Há males que vêm para o bem. Uma tragédia sempre nos dá a consciência de nossa fragilidade. O drama vivido pelo time de futebol dos12 meninos da Tailândia, perdidos e soterrados numa caverna que aparentemente lhes serviria de abrigo momentâneo, nos dá essa dimensão de fraqueza e insegurança da humanidade diante da própria natureza. Ao mesmo tempo, desperta em massa o sentimento de solidariedade e fraternidade entre aqueles que tomam conhecimento do fato ou se sentem impotentes diante da situação. Uma corrente positiva, uma enorme torcida pelo resgate e salvamento daquelas crianças soterradas pela fatalidade é a prova mais cabal do amor que temos pela vida. A solidariedade humana ainda é sua melhor virtude.
O sofrimento, seja na própria carne ou na de alguém que sequer conhecemos, mas cuja vida nos parece preciosa tanto quanto a nossa é a maior das provas de que a fraternidade ainda campeia entre nós, apesar dos pesares. Afasta momentaneamente a soberba, a indiferença, o individualismo, para tão somente unirmos forças em prol da vida de alguém semelhante. Não importa o quão distante esse alguém esteja, se faz parte ou não do nosso time, se almeja ou não a vitória numa copa, se tem entre eles algum futuro adversário a barrar nosso frustrado sonho do hexa, mas que no momento grita por socorro, clama por seu lugar ao sol, longe das trevas de uma gruta traiçoeira. Então nos esquecemos das próprias derrotas para devolver-lhes o direito primário da sobrevivência.
Curiosamente, a liturgia dessa semana traz em suas leituras uma reflexão bem apropriada. Paulo, também prisioneiro numa das muitas cavernas da prepotência humana, sentia-se fraco e pensava que sua vida encontraria ali seu ponto final. Perdia suas forças, mas não sua fé. Tudo lhe era adverso, mas, como aqueles meninos da Tailândia, não pensava em si, mas naqueles que amava e que deixara lá fora, livres, mas preocupados com sua prisão. Como os meninos, escreveu-lhes cartas, bilhetes de amor, de coragem, de ânimo. Não se exasperem, não se preocupem; orem apenas, perseverem na fé, dizia em termos. (Um dos meninos escreveu à sua professora: quando sair daqui, não me dê nenhuma prova difícil – bastava-lhe aquela do momento). Então Paulo produziu uma de suas mais belas mensagens, escrevendo aos Coríntios: “Irmãos, para que a extraordinária grandeza das revelações não me ensoberbecesse, foi espetado na minha carne um espinho, que é como um anjo de satanás a esbofetear-me, a fim de que eu não me exalte demais” (2Cor 12-7).
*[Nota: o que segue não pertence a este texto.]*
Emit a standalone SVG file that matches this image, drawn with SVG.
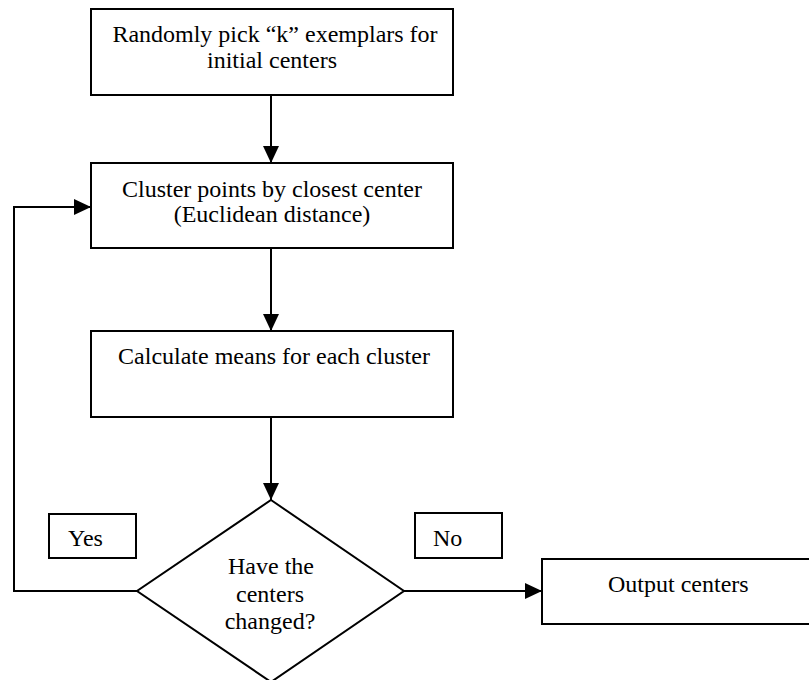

Uma derrota momentânea não nos tira a graça de vitórias futuras.
Aos poucos, os meninos da caverna estão sendo libertos. Aos poucos, as ações e embates do homem contra forças adversas, vão se superando, vencendo batalhas, mas não a guerra final de sua fragilidade contra sua maior força, a fé que possui. Mas isso não lhe deve causar maior orgulho do que a consciência de seus limites. Achar-se o maior, desdenhar as forças oponentes, os adversários físicos, naturais ou mesmo espirituais é ignorar que muitas vezes nossos anjos também nos permitem fracassos momentâneos, para nos podar a própria soberba, o orgulho de nos acharmos donos de tudo, da verdade, da competência, de encarar desafios sem ponderar os perigos, de sentir-se vitoriosos antes do apito final, de se achar dono da cocada, da bola… Um espinho na carne nos alerta, então. A água no tornozelo dá o sinal. A caverna escura e fria afasta a soberba, o orgulho, a vaidade. Antes, precisamos mostrar competência, continuar acreditando não na capacidade pessoal, mas coletiva, que clama aos céus pela graça da misericórdia acima de tudo. “Eis por que eu me comprazo nas fraquezas, nas injúrias, nas necessidades e nas angústias sofridas por amor a Cristo”, diria Paulo. Eis por que acredito na fé daqueles meninos, longe de todos, mas bem pertos do coração amoroso de Deus. Que isso nos sirva em nossas eventuais derrotas. Um dia seremos hexa.